**Given data:**
* Begin *
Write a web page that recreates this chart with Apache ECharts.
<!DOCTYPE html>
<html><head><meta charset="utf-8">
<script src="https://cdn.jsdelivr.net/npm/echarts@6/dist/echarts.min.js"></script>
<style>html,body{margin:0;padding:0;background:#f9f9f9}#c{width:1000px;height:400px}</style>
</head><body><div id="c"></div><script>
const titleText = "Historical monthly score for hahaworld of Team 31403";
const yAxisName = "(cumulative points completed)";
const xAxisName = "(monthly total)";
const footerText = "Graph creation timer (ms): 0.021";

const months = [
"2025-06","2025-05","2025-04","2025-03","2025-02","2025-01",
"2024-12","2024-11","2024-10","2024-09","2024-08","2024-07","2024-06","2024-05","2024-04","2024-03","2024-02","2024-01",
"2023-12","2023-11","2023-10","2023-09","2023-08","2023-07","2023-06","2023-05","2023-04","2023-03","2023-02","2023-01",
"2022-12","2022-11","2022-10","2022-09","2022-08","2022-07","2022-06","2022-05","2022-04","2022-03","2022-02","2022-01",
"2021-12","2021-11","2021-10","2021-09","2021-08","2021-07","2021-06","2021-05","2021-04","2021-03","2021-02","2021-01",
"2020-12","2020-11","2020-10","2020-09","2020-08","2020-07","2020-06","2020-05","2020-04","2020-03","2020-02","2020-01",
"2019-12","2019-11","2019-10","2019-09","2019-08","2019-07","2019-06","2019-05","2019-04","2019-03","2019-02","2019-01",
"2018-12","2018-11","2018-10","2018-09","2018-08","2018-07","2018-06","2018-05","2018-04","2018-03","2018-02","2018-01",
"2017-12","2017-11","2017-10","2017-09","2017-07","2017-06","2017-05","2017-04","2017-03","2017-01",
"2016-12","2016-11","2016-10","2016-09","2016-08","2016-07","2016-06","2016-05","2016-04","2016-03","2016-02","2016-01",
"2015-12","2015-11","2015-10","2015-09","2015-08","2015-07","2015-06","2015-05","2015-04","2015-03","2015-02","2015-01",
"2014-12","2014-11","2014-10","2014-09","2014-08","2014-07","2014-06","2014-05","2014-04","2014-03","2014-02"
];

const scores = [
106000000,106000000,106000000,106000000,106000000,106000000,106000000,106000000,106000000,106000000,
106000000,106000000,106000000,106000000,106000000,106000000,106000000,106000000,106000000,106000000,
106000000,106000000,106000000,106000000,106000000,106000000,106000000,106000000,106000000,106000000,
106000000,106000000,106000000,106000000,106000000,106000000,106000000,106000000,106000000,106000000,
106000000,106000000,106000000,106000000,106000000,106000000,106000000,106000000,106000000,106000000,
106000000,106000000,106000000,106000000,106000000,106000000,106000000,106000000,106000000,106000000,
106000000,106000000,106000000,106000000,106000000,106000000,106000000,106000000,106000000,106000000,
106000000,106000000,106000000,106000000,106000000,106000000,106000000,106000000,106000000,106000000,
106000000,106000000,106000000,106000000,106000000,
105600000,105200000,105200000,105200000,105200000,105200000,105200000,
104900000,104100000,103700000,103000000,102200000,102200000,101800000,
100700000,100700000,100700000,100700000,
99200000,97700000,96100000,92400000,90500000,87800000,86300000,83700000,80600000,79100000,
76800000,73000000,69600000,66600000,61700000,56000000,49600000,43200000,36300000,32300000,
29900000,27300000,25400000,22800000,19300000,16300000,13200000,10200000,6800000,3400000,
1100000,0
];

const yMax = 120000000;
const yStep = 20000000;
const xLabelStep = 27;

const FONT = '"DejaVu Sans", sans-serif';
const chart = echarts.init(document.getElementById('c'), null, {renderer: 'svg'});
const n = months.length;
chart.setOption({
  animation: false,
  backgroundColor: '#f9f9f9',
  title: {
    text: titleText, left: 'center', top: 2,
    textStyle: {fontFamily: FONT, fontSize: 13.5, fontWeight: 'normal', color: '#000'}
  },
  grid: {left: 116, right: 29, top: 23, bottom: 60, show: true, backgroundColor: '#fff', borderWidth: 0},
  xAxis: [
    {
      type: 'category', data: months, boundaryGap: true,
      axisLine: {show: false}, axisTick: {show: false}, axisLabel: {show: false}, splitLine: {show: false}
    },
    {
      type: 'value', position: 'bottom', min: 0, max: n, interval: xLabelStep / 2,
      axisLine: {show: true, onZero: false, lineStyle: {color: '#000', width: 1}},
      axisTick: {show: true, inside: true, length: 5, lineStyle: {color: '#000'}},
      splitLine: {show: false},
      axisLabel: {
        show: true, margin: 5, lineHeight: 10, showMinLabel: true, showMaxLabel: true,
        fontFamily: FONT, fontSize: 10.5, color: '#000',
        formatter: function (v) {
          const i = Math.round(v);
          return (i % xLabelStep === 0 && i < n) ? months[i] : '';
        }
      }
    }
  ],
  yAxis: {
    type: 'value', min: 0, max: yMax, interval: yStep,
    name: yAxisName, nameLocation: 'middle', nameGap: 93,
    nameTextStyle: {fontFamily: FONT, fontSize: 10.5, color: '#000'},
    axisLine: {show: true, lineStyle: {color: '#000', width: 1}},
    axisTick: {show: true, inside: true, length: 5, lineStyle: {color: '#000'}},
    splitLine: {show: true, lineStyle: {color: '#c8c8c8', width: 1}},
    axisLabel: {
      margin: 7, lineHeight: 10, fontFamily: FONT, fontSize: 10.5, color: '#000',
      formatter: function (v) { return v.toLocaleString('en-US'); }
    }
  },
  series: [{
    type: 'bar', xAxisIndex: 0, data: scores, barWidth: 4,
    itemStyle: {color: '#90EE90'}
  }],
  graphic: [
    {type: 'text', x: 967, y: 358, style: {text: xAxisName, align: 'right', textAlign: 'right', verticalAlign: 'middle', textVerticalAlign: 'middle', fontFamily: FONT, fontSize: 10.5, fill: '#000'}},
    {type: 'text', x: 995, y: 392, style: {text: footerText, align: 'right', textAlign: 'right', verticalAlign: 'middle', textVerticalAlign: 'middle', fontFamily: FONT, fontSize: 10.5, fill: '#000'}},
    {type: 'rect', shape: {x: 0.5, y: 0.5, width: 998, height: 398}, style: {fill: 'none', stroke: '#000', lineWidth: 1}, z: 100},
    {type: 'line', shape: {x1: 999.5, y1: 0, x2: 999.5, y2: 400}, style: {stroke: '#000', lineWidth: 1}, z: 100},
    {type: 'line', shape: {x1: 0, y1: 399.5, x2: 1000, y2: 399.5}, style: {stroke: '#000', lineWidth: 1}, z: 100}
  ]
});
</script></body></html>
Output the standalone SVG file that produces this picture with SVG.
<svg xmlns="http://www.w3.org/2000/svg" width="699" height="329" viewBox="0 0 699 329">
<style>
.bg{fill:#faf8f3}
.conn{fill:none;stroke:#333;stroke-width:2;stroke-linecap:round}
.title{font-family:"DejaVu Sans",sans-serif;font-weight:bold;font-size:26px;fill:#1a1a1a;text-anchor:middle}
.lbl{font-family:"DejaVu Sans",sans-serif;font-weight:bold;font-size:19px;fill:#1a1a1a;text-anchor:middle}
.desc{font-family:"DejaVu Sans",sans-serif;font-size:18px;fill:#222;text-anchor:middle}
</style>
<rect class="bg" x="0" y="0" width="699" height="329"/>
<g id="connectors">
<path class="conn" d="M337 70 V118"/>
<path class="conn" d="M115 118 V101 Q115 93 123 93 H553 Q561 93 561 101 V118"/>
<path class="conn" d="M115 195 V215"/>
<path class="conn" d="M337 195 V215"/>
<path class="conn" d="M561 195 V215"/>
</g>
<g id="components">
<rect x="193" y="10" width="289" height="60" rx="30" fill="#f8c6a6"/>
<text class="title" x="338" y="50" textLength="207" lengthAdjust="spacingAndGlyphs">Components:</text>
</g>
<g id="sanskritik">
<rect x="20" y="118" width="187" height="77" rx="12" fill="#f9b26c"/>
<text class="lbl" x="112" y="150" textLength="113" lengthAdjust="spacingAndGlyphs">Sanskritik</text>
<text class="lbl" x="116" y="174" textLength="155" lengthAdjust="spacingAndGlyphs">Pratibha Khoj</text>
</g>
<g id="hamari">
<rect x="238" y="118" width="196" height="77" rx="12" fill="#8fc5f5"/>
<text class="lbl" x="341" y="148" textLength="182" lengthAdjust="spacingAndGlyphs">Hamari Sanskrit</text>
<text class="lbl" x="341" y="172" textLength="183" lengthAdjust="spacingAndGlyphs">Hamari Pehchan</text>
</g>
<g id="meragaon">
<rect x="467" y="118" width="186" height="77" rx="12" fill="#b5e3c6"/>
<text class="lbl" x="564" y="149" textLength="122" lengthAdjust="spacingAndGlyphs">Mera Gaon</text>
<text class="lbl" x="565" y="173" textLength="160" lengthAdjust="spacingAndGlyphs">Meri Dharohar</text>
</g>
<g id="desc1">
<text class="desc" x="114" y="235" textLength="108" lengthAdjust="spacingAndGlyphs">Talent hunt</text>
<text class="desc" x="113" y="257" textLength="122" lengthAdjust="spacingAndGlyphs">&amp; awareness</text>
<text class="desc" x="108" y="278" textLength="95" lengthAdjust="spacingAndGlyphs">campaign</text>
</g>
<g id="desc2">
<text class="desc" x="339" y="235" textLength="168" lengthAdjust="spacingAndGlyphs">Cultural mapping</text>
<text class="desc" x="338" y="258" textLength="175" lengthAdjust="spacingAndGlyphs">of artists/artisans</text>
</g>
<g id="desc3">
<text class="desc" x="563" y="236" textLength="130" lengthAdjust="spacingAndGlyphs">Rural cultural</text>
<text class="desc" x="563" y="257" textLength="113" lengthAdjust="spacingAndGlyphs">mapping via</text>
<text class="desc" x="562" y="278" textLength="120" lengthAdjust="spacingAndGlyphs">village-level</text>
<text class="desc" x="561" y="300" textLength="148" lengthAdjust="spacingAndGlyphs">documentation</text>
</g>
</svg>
* End *
Which lines in the listing above hold the word "this"? Show each of them.

**Answer to the task:**
Write a web page that recreates this chart with Apache ECharts.
Output the standalone SVG file that produces this picture with SVG.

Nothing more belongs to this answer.